Aim of the exercise
Only the lines from the one containing "Write a LaTeX" through the one containing "(250,108) (310,103) (395,95)" belong in the answer; copy them exactly and leave out pictures.
***** Records
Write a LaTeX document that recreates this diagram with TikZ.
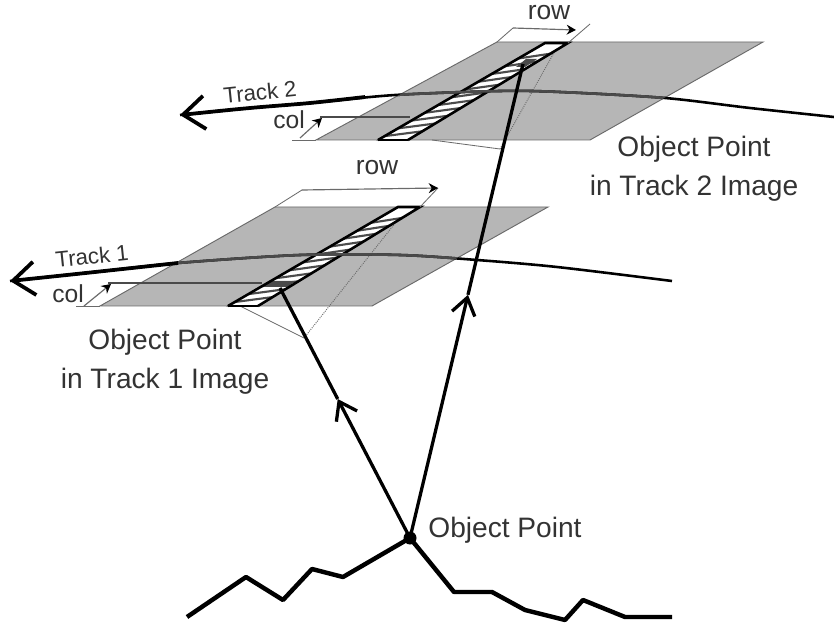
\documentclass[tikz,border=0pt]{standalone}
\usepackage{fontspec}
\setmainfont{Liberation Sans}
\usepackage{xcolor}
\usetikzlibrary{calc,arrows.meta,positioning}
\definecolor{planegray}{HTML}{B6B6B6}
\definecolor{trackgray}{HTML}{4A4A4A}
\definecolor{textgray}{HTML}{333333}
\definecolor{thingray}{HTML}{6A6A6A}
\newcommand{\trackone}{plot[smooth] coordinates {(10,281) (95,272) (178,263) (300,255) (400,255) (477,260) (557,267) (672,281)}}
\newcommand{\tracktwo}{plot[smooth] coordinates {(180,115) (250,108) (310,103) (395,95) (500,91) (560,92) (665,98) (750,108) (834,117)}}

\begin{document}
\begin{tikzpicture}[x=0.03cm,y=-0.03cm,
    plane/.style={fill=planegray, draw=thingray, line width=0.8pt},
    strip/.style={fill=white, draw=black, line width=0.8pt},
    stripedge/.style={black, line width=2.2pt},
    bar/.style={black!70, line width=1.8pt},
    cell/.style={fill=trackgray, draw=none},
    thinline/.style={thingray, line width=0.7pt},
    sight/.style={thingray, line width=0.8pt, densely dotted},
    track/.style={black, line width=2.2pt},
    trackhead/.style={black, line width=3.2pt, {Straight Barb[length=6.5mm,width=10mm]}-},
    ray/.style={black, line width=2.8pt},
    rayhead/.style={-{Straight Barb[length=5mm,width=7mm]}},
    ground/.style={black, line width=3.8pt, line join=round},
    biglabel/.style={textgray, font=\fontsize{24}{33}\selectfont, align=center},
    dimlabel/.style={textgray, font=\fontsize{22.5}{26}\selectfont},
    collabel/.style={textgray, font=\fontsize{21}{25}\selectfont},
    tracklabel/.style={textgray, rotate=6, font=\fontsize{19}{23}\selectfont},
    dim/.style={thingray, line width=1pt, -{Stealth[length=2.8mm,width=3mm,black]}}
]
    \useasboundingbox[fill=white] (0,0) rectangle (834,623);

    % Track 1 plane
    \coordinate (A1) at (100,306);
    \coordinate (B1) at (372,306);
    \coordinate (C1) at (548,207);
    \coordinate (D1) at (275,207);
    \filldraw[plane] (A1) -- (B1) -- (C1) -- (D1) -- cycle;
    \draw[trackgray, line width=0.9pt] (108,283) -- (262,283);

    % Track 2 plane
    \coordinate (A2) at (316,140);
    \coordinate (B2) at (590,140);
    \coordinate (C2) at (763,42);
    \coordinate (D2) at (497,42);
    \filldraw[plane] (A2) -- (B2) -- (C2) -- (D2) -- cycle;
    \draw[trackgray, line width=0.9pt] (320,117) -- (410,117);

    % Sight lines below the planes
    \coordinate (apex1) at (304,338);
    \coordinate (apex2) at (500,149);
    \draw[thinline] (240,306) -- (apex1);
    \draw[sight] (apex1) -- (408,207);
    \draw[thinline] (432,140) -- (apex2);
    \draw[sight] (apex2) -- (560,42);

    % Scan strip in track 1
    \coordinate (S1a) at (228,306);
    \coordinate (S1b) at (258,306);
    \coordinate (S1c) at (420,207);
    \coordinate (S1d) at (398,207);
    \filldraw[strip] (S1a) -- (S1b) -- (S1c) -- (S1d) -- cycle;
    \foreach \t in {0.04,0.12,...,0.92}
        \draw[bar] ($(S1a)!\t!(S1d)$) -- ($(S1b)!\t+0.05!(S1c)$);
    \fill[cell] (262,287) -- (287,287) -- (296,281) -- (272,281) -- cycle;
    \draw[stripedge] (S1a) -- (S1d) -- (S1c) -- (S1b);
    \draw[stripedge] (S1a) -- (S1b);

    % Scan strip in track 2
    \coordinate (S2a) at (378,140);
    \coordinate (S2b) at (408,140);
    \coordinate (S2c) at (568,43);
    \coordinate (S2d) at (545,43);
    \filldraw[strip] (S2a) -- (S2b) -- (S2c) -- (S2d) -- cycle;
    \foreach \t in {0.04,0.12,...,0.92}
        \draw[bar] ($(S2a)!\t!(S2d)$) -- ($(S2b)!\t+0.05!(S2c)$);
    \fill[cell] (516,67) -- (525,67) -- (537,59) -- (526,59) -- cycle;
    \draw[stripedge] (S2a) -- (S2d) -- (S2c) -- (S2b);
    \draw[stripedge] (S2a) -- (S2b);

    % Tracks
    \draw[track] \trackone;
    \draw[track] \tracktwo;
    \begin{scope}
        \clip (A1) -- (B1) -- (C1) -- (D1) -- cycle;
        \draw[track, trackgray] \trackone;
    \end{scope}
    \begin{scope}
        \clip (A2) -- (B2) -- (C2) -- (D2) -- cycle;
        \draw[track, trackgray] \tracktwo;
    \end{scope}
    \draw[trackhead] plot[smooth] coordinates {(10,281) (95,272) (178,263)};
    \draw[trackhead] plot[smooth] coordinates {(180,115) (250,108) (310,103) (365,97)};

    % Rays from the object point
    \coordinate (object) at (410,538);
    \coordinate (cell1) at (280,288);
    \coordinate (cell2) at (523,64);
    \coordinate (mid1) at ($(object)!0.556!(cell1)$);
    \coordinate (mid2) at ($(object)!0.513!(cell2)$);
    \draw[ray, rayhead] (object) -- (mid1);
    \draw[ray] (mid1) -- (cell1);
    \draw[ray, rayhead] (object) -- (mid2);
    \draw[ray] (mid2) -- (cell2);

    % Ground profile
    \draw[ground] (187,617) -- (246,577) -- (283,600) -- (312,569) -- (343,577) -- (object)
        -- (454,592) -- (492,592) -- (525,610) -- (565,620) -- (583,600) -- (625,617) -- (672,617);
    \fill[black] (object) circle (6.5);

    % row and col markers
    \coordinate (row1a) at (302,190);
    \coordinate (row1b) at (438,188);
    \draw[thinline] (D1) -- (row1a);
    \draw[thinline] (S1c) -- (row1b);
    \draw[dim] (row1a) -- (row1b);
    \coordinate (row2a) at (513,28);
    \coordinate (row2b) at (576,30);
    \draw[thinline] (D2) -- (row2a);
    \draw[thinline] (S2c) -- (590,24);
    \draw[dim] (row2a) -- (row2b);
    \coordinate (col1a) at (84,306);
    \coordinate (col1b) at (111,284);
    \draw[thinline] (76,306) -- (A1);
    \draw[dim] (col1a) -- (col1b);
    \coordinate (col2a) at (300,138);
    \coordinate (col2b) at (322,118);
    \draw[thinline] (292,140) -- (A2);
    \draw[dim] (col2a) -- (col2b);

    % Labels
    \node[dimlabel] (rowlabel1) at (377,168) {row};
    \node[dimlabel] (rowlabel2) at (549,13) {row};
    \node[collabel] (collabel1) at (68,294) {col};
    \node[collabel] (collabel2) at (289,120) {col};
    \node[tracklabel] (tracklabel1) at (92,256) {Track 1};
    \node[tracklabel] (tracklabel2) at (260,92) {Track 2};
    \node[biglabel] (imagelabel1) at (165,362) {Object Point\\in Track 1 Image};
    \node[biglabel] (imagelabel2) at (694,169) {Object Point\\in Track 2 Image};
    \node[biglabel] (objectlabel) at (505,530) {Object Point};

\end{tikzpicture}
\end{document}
**********
***** Records
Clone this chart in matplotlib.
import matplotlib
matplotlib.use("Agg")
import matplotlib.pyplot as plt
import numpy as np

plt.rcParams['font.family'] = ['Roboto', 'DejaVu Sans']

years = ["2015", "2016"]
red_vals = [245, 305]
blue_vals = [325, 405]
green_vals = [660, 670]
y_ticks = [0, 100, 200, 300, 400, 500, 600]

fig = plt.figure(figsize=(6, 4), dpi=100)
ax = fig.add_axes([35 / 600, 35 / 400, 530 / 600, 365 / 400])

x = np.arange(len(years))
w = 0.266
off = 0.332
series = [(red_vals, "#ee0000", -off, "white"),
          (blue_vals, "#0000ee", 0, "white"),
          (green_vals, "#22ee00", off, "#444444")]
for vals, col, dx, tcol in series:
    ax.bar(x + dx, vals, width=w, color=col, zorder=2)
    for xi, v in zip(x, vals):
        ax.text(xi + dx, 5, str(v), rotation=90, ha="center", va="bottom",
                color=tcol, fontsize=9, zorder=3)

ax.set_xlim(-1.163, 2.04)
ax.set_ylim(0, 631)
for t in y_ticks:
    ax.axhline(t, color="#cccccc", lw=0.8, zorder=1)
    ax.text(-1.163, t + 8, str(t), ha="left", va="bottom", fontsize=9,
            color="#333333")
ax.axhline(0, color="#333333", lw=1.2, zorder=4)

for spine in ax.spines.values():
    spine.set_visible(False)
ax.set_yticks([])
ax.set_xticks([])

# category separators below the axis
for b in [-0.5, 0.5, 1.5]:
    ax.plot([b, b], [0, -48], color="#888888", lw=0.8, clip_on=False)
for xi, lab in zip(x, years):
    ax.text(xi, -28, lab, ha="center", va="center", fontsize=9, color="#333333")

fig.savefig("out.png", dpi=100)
**********
Answer in full
Write a LaTeX document that recreates this diagram with TikZ.
\documentclass[tikz,border=0pt]{standalone}
\usepackage{fontspec}
\setmainfont{Liberation Sans}
\usepackage{xcolor}
\usetikzlibrary{calc,arrows.meta,positioning}
\definecolor{planegray}{HTML}{B6B6B6}
\definecolor{trackgray}{HTML}{4A4A4A}
\definecolor{textgray}{HTML}{333333}
\definecolor{thingray}{HTML}{6A6A6A}
\newcommand{\trackone}{plot[smooth] coordinates {(10,281) (95,272) (178,263) (300,255) (400,255) (477,260) (557,267) (672,281)}}
\newcommand{\tracktwo}{plot[smooth] coordinates {(180,115) (250,108) (310,103) (395,95) (500,91) (560,92) (665,98) (750,108) (834,117)}}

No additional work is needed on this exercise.